Begin with the first line of the material and write out each line exactly, ending with the line that contains "(tur) at (614,71)". Pictures are not part of the copy.
########################################
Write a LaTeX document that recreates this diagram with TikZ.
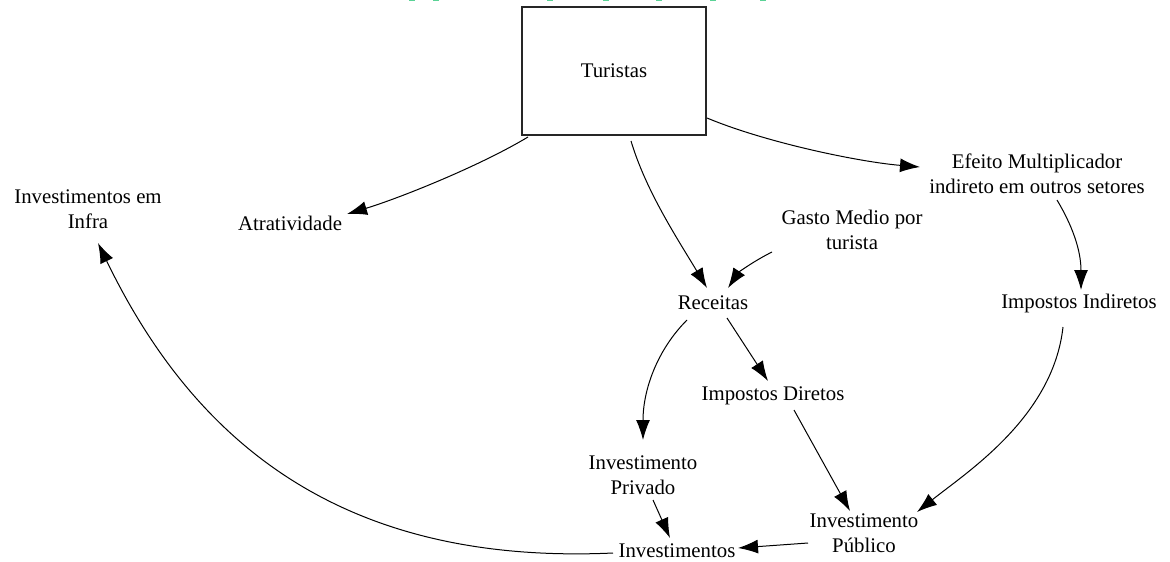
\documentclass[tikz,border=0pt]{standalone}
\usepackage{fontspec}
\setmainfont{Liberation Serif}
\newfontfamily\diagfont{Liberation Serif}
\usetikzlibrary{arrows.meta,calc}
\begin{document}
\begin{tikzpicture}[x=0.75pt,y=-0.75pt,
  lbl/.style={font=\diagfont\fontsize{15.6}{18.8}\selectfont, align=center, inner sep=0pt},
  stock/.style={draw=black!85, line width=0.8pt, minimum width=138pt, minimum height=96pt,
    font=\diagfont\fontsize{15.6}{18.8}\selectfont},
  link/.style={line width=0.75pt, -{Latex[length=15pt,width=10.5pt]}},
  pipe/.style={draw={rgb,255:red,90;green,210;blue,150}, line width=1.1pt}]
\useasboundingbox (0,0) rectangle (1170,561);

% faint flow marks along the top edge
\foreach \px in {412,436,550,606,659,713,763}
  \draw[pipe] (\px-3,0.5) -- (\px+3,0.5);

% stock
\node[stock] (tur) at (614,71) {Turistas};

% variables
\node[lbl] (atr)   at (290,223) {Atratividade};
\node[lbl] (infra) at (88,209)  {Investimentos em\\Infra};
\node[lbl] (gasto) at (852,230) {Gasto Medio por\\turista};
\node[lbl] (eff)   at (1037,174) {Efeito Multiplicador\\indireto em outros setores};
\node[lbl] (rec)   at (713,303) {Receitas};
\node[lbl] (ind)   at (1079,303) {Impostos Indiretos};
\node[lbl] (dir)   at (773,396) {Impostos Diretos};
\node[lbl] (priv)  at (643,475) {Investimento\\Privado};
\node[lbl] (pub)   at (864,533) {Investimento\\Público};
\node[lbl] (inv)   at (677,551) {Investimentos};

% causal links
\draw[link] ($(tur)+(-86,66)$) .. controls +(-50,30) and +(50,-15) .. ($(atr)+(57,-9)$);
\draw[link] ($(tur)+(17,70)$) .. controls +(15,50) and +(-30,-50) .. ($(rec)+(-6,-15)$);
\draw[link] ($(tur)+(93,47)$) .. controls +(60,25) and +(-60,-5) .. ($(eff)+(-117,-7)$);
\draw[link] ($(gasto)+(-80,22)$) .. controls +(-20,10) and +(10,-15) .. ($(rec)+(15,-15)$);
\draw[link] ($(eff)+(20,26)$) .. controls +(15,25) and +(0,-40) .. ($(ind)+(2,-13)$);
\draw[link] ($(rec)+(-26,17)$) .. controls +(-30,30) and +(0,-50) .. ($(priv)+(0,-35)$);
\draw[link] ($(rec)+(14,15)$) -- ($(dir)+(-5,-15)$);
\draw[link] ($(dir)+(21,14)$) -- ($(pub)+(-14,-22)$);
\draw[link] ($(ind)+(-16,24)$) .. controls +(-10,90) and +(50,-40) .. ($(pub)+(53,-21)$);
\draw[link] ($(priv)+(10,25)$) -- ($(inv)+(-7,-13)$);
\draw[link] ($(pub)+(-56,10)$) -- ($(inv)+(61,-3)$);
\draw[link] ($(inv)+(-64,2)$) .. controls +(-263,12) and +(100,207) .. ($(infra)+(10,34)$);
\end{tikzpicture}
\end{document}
########################################
### SOLVED EXERCISE
Write a LaTeX document that recreates this diagram with TikZ.
\documentclass[tikz,border=0pt]{standalone}
\usepackage{fontspec}
\setmainfont{Liberation Serif}
\newfontfamily\diagfont{Liberation Serif}
\usetikzlibrary{arrows.meta,calc}
\begin{document}
\begin{tikzpicture}[x=0.75pt,y=-0.75pt,
  lbl/.style={font=\diagfont\fontsize{15.6}{18.8}\selectfont, align=center, inner sep=0pt},
  stock/.style={draw=black!85, line width=0.8pt, minimum width=138pt, minimum height=96pt,
    font=\diagfont\fontsize{15.6}{18.8}\selectfont},
  link/.style={line width=0.75pt, -{Latex[length=15pt,width=10.5pt]}},
  pipe/.style={draw={rgb,255:red,90;green,210;blue,150}, line width=1.1pt}]
\useasboundingbox (0,0) rectangle (1170,561);

% faint flow marks along the top edge
\foreach \px in {412,436,550,606,659,713,763}
  \draw[pipe] (\px-3,0.5) -- (\px+3,0.5);

% stock
\node[stock] (tur) at (614,71) {Turistas};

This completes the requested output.